#### DATA SECTION

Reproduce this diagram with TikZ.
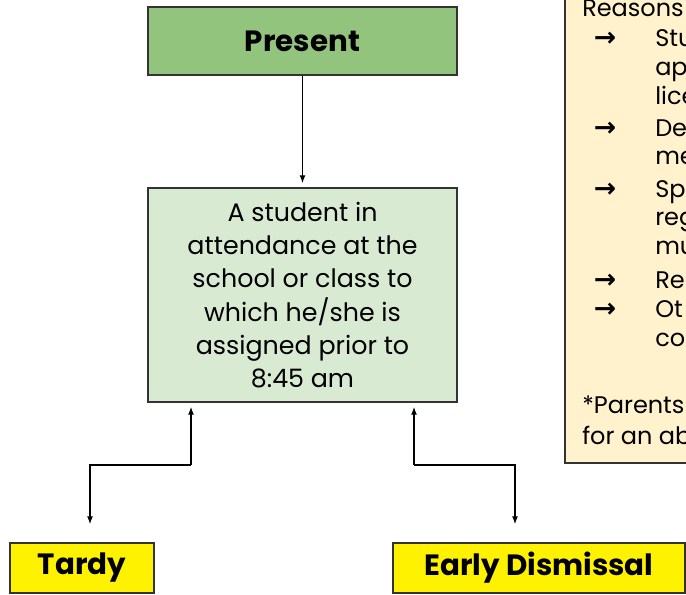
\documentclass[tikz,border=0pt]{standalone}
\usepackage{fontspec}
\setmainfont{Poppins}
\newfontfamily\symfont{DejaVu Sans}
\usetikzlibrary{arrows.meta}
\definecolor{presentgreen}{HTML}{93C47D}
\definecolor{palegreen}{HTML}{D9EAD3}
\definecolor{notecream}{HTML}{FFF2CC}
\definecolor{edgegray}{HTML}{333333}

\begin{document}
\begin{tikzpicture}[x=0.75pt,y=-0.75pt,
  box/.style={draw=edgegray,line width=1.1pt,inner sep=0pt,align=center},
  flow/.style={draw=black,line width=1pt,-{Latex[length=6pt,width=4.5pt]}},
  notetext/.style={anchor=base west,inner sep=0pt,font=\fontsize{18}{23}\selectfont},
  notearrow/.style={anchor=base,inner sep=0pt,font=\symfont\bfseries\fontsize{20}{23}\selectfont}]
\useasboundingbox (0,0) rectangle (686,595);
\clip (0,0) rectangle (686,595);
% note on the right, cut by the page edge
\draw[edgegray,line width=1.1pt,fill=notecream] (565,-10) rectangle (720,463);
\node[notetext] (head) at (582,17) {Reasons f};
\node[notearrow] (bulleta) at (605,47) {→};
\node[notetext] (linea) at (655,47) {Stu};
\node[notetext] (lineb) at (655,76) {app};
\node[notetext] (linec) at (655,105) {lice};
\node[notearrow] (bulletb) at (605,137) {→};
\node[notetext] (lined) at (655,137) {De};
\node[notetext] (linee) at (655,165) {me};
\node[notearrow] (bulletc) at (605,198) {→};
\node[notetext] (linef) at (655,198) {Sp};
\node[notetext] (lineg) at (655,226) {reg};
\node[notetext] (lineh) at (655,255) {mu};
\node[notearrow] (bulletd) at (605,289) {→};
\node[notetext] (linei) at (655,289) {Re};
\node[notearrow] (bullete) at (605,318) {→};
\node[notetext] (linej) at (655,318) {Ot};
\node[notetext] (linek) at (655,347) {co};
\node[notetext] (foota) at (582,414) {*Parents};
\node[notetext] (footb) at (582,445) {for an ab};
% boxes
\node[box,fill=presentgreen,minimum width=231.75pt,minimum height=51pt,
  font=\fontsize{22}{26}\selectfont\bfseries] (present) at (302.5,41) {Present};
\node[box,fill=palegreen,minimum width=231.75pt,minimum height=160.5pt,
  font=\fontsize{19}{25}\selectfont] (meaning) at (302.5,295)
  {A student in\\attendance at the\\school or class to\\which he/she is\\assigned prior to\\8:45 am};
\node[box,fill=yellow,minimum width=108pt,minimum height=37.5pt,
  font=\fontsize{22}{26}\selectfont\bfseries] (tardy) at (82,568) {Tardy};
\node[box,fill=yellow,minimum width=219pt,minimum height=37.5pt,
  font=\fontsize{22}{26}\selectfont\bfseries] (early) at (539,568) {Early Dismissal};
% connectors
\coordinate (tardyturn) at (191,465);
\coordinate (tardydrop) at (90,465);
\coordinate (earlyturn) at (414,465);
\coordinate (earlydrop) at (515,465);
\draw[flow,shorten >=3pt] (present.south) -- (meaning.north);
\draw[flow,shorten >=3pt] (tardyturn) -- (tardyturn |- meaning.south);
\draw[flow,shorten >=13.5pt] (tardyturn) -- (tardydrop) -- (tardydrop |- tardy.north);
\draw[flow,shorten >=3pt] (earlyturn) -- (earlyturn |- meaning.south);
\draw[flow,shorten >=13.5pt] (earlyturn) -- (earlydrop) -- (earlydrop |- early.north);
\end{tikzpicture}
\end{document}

########

Give all the lines above again, character for character, without pictures.

- _SOLUTION TO THIS TASK_
Reproduce this diagram with TikZ.
\documentclass[tikz,border=0pt]{standalone}
\usepackage{fontspec}
\setmainfont{Poppins}
\newfontfamily\symfont{DejaVu Sans}
\usetikzlibrary{arrows.meta}
\definecolor{presentgreen}{HTML}{93C47D}
\definecolor{palegreen}{HTML}{D9EAD3}
\definecolor{notecream}{HTML}{FFF2CC}
\definecolor{edgegray}{HTML}{333333}

\begin{document}
\begin{tikzpicture}[x=0.75pt,y=-0.75pt,
  box/.style={draw=edgegray,line width=1.1pt,inner sep=0pt,align=center},
  flow/.style={draw=black,line width=1pt,-{Latex[length=6pt,width=4.5pt]}},
  notetext/.style={anchor=base west,inner sep=0pt,font=\fontsize{18}{23}\selectfont},
  notearrow/.style={anchor=base,inner sep=0pt,font=\symfont\bfseries\fontsize{20}{23}\selectfont}]
\useasboundingbox (0,0) rectangle (686,595);
\clip (0,0) rectangle (686,595);
% note on the right, cut by the page edge
\draw[edgegray,line width=1.1pt,fill=notecream] (565,-10) rectangle (720,463);
\node[notetext] (head) at (582,17) {Reasons f};
\node[notearrow] (bulleta) at (605,47) {→};
\node[notetext] (linea) at (655,47) {Stu};
\node[notetext] (lineb) at (655,76) {app};
\node[notetext] (linec) at (655,105) {lice};
\node[notearrow] (bulletb) at (605,137) {→};
\node[notetext] (lined) at (655,137) {De};
\node[notetext] (linee) at (655,165) {me};
\node[notearrow] (bulletc) at (605,198) {→};
\node[notetext] (linef) at (655,198) {Sp};
\node[notetext] (lineg) at (655,226) {reg};
\node[notetext] (lineh) at (655,255) {mu};
\node[notearrow] (bulletd) at (605,289) {→};
\node[notetext] (linei) at (655,289) {Re};
\node[notearrow] (bullete) at (605,318) {→};
\node[notetext] (linej) at (655,318) {Ot};
\node[notetext] (linek) at (655,347) {co};
\node[notetext] (foota) at (582,414) {*Parents};
\node[notetext] (footb) at (582,445) {for an ab};
% boxes
\node[box,fill=presentgreen,minimum width=231.75pt,minimum height=51pt,
  font=\fontsize{22}{26}\selectfont\bfseries] (present) at (302.5,41) {Present};
\node[box,fill=palegreen,minimum width=231.75pt,minimum height=160.5pt,
  font=\fontsize{19}{25}\selectfont] (meaning) at (302.5,295)
  {A student in\\attendance at the\\school or class to\\which he/she is\\assigned prior to\\8:45 am};
\node[box,fill=yellow,minimum width=108pt,minimum height=37.5pt,
  font=\fontsize{22}{26}\selectfont\bfseries] (tardy) at (82,568) {Tardy};
\node[box,fill=yellow,minimum width=219pt,minimum height=37.5pt,
  font=\fontsize{22}{26}\selectfont\bfseries] (early) at (539,568) {Early Dismissal};
% connectors
\coordinate (tardyturn) at (191,465);
\coordinate (tardydrop) at (90,465);
\coordinate (earlyturn) at (414,465);
\coordinate (earlydrop) at (515,465);
\draw[flow,shorten >=3pt] (present.south) -- (meaning.north);
\draw[flow,shorten >=3pt] (tardyturn) -- (tardyturn |- meaning.south);
\draw[flow,shorten >=13.5pt] (tardyturn) -- (tardydrop) -- (tardydrop |- tardy.north);
\draw[flow,shorten >=3pt] (earlyturn) -- (earlyturn |- meaning.south);
\draw[flow,shorten >=13.5pt] (earlyturn) -- (earlydrop) -- (earlydrop |- early.north);
\end{tikzpicture}
\end{document}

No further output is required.